I haven’t used a conventional alarm clock for years. I have a personal alarm clock named Laura. But recently I’ve needed its services. And for several days now, when it goes off, I find myself thinking, “The alarum has sounded!” (How Shakespearean de Verean!) It seems I’m playing with the word to make up for the dreary prospect of actually getting up.

Today it got me thinking about the natural economy of the English language: alarum → alarm, aeroplane → airplane, and so on. Maybe all languages are like that. In French, though, appartement is still four syllables, last I checked.

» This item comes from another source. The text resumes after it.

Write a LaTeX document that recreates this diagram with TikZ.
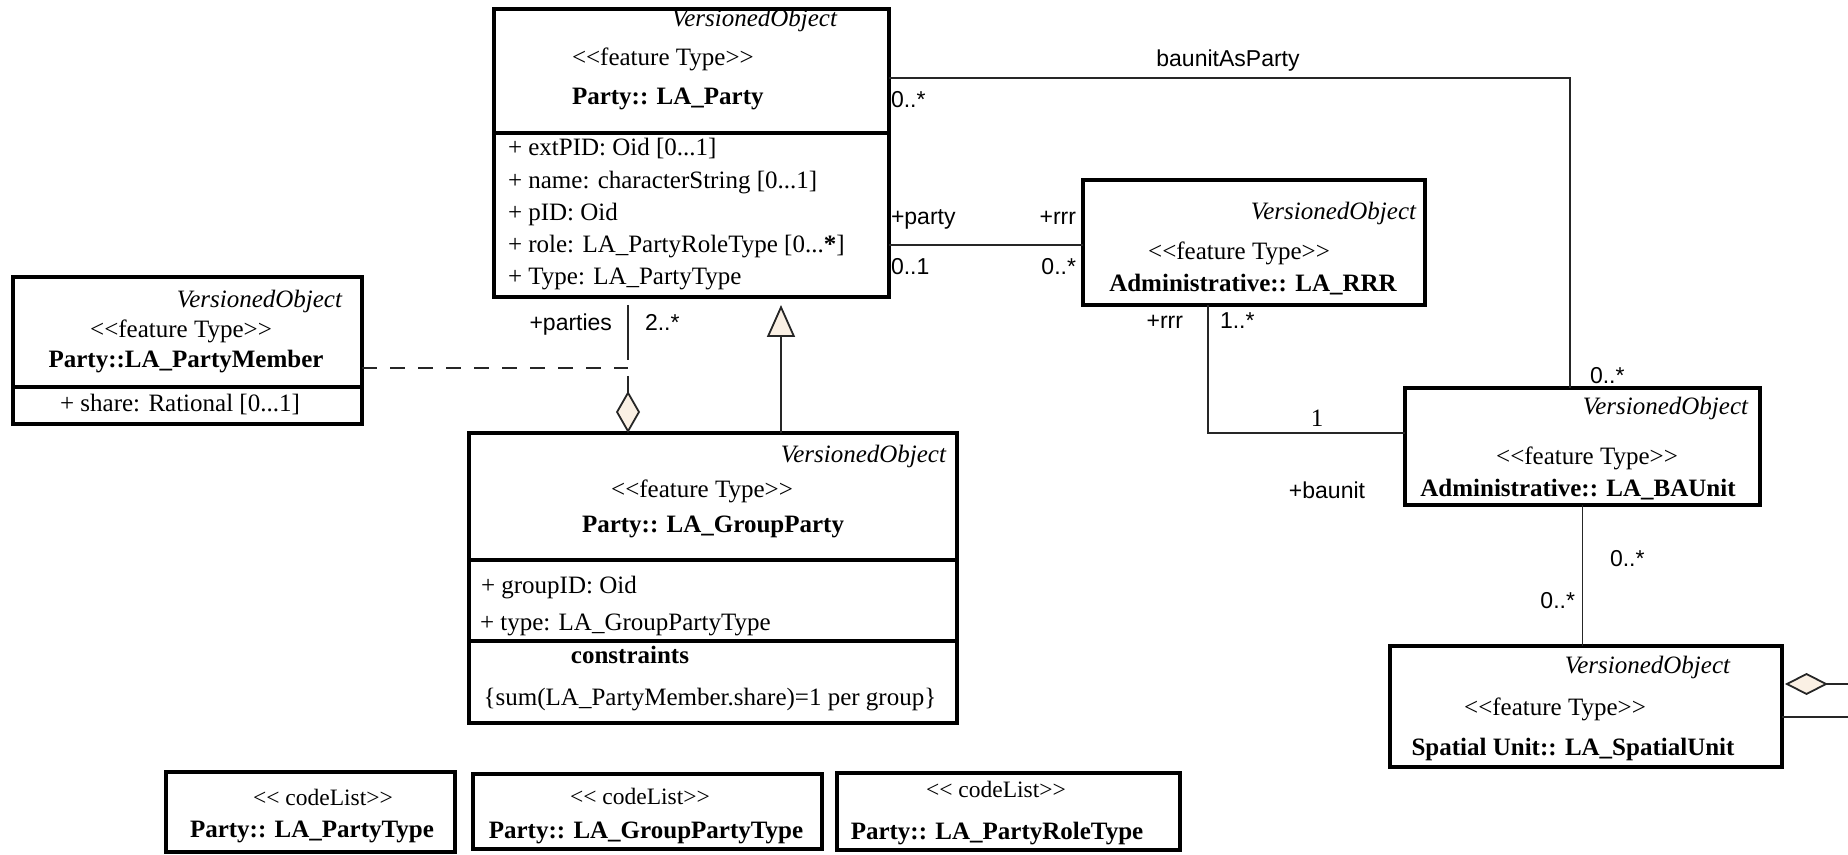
\documentclass[tikz,border=0pt]{standalone}
\usepackage{fontspec}
\setmainfont{Liberation Serif}[Ligatures=TeXOff]
\newfontfamily\labelsans{Liberation Sans}
\usetikzlibrary{arrows.meta}
\definecolor{tipfill}{HTML}{FAF0E4}

\begin{document}
\begin{tikzpicture}[x=0.5pt, y=-0.5pt,
  every node/.style={inner sep=0pt, outer sep=0pt},
  umlbox/.style={draw=black, line width=2.25pt, rectangle, inner sep=0pt},
  divider/.style={line width=2.25pt},
  vo/.style={font=\fontsize{12.5}{15}\selectfont\itshape},
  stereo/.style={font=\fontsize{12.5}{15}\selectfont},
  cname/.style={font=\fontsize{12.5}{15}\selectfont\bfseries},
  attr/.style={font=\fontsize{12.5}{15}\selectfont},
  clstereo/.style={font=\fontsize{11.75}{14}\selectfont},
  role/.style={font=\labelsans\fontsize{11.5}{14}\selectfont},
  conn/.style={line width=0.9pt, draw=black!85},
  gen/.style={conn, -{Triangle[fill=tipfill, length=16pt, width=14pt]}, shorten >=4pt},
  agg/.style={conn, -{Diamond[fill=tipfill, length=21pt, width=12pt]}},
  assoccls/.style={conn, dash pattern=on 7.5pt off 6.5pt}
]
\useasboundingbox (0,0) rectangle (1848,855);

% ---------- class texts ----------
% Party:: LA_Party
\node[vo, anchor=base east] (partyVO) at (837,27) {VersionedObject};
\node[stereo, anchor=base west] (partyST) at (572,66) {<<feature Type>>};
\node[cname, anchor=base west] (partyNM) at (572,105) {Party:: LA\_Party};
\node[attr, anchor=base west] (partyA1) at (508,156) {+ extPID: Oid [0...1]};
\node[attr, anchor=base west] (partyA2) at (508,188.5) {+ name: characterString [0...1]};
\node[attr, anchor=base west] (partyA3) at (508,221) {+ pID: Oid};
\node[attr, anchor=base west] (partyA4) at (508,253) {+ role: LA\_PartyRoleType [0...\textbf{*}]};
\node[attr, anchor=base west] (partyA5) at (508,285) {+ Type: LA\_PartyType};

% Party::LA_PartyMember
\node[vo, anchor=base east] (memberVO) at (342,308) {VersionedObject};
\node[stereo, anchor=base] (memberST) at (181,338) {<<feature Type>>};
\node[cname, anchor=base] (memberNM) at (186,368) {Party::LA\_PartyMember};
\node[attr, anchor=base] (memberA1) at (180,412) {+ share: Rational [0...1]};

% Party:: LA_GroupParty
\node[vo, anchor=base east] (groupVO) at (946,463) {VersionedObject};
\node[stereo, anchor=base] (groupST) at (702,498) {<<feature Type>>};
\node[cname, anchor=base] (groupNM) at (713,532) {Party:: LA\_GroupParty};
\node[attr, anchor=base west] (groupA1) at (481,593) {+ groupID: Oid};
\node[attr, anchor=base west] (groupA2) at (480,630) {+ type: LA\_GroupPartyType};
\node[cname, anchor=base] (groupCT) at (630,663) {constraints};
\node[attr, anchor=base] (groupC1) at (710,705) {\{sum(LA\_PartyMember.share)=1 per group\}};

% Administrative:: LA_RRR
\node[vo, anchor=base east] (rrrVO) at (1416,220) {VersionedObject};
\node[stereo, anchor=base] (rrrST) at (1239,260) {<<feature Type>>};
\node[cname, anchor=base] (rrrNM) at (1253,292) {Administrative:: LA\_RRR};

% Administrative:: LA_BAUnit
\node[vo, anchor=base east] (buVO) at (1748,415) {VersionedObject};
\node[stereo, anchor=base] (buST) at (1587,465) {<<feature Type>>};
\node[cname, anchor=base] (buNM) at (1578,497) {Administrative:: LA\_BAUnit};

% Spatial Unit:: LA_SpatialUnit
\node[vo, anchor=base east] (suVO) at (1730,673) {VersionedObject};
\node[stereo, anchor=base] (suST) at (1555,715) {<<feature Type>>};
\node[cname, anchor=base] (suNM) at (1573,755) {Spatial Unit:: LA\_SpatialUnit};

% code lists
\node[clstereo, anchor=base] (cl1ST) at (323,805) {<< codeList>>};
\node[cname, anchor=base] (cl1NM) at (312,837) {Party:: LA\_PartyType};
\node[clstereo, anchor=base] (cl2ST) at (640,804) {<< codeList>>};
\node[cname, anchor=base] (cl2NM) at (646,838) {Party:: LA\_GroupPartyType};
\node[clstereo, anchor=base] (cl3ST) at (996,797) {<< codeList>>};
\node[cname, anchor=base] (cl3NM) at (997,839) {Party:: LA\_PartyRoleType};

% ---------- class frames ----------
\node[umlbox, minimum width=197.5pt, minimum height=144pt] (party) at (691.5,153) {};
\node[umlbox, minimum width=174.5pt, minimum height=73.5pt] (member) at (187.5,350.5) {};
\node[umlbox, minimum width=244pt, minimum height=145pt] (group) at (713,578) {};
\node[umlbox, minimum width=171pt, minimum height=62.5pt] (rrr) at (1254,242.5) {};
\node[umlbox, minimum width=177.5pt, minimum height=58.5pt] (baunit) at (1582.5,446.5) {};
\node[umlbox, minimum width=196pt, minimum height=60.5pt] (spatial) at (1586,706.5) {};
\node[umlbox, minimum width=144.5pt, minimum height=40pt] (cl1) at (310.5,812) {};
\node[umlbox, minimum width=174.5pt, minimum height=37.5pt] (cl2) at (647.5,811.5) {};
\node[umlbox, minimum width=171.5pt, minimum height=38.5pt] (cl3) at (1008.5,811.5) {};

% compartment separators
\draw[divider] (party.west |- 0,133) -- (party.east |- 0,133);
\draw[divider] (member.west |- 0,387) -- (member.east |- 0,387);
\draw[divider] (group.west |- 0,560) -- (group.east |- 0,560);
\draw[divider] (group.west |- 0,641) -- (group.east |- 0,641);

% ---------- connectors ----------
% baunitAsParty
\draw[conn] ([yshift=37.5pt]party.east) -| ([xshift=-6.25pt]baunit.north);
% party -- rrr
\draw[conn] ([yshift=-1.25pt]rrr.west) -- ([yshift=-1.25pt]rrr.west -| party.east);
% rrr -- baunit
\draw[conn] ([xshift=-23pt]rrr.south) |- ([yshift=6.75pt]baunit.west);
% baunit -- spatial unit
\draw[conn] (baunit.south) -- (baunit.south |- spatial.north);
% generalization LA_GroupParty -> LA_Party
\draw[gen] ([xshift=34pt]group.north) -- ([xshift=34pt]group.north |- party.south);
% aggregation LA_Party (parties) <>- LA_GroupParty
\coordinate (aggx) at ([xshift=-31.75pt]party.south);
\draw[agg, shorten <=4pt, dash pattern=on 27.5pt off 8pt on 200pt] (aggx) -- (aggx |- group.north);
% association class LA_PartyMember
\draw[assoccls] ([yshift=-8.75pt]member.east) -- ([yshift=-8.75pt]member.east -| aggx);
% links leaving the spatial unit to the east
\coordinate (edgeA) at (1848,684);
\coordinate (edgeB) at (1848,717);
\draw[conn, -{Diamond[fill=tipfill, length=21.5pt, width=11pt]}, shorten >=1.5pt] (edgeA) -- (edgeA -| spatial.east);
\draw[conn] (spatial.east |- edgeB) -- (edgeB);

% ---------- role names and multiplicities ----------
\node[role, anchor=base] (lbAsParty) at (1228,67) {baunitAsParty};
\node[role, anchor=base west] (lbPartyMul) at (891,108) {0..*};
\node[role, anchor=base west] (lbParty) at (891,225) {+party};
\node[role, anchor=base west] (lbPartyM) at (891,275) {0..1};
\node[role, anchor=base east] (lbRrr) at (1076,225) {+rrr};
\node[role, anchor=base east] (lbRrrM) at (1076,275) {0..*};
\node[role, anchor=base east] (lbParties) at (612,331) {+parties};
\node[role, anchor=base west] (lbPartiesM) at (645,331) {2..*};
\node[role, anchor=base east] (lbRrr2) at (1183,329) {+rrr};
\node[role, anchor=base west] (lbRrr2M) at (1220,329) {1..*};
\node[attr, anchor=base] (lbOne) at (1317,427) {1};
\node[role, anchor=base] (lbBaunit) at (1327,499) {+baunit};
\node[role, anchor=base west] (lbBuTop) at (1590,384) {0..*};
\node[role, anchor=base west] (lbBuBot) at (1610,567) {0..*};
\node[role, anchor=base east] (lbSuTop) at (1575,608) {0..*};
\end{tikzpicture}
\end{document}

Be that as it may, the urge to clip (or simply the disinclination to enunciate) can have unfortunate consequences. Ask Neil Armstrong. For years he has insisted (in his mild, downstate Ohio way) that he had really said, “That’s one small step for a man,” not “… one small step for man.” Last week a kind stranger provided a computerized analysis of the famous sound bite that seemed to vindicate Armstrong’s claim that he had merely swallowed the a. I did my own little analysis of the NASA clip and, sure enough, you can see a trace of the article between “for” and “man.” The homespun astronaut pronounces “for” more like “fur” (and, really, don’t we all? and doesn’t that make us all homespun?), so the phrase comes out more like “furamán,” with the first (furst?) a barely sounding.

Give a listen:

Now have a look:

Annotated voiceprint of Neil Armstrong's 'One small step ...'

Not a big deal, and yet kind of a big deal. The historic lunar exclamation doesn’t make much sense without the a. Let’s hope the correction gets made in all extant transcripts of that epoch-making moment.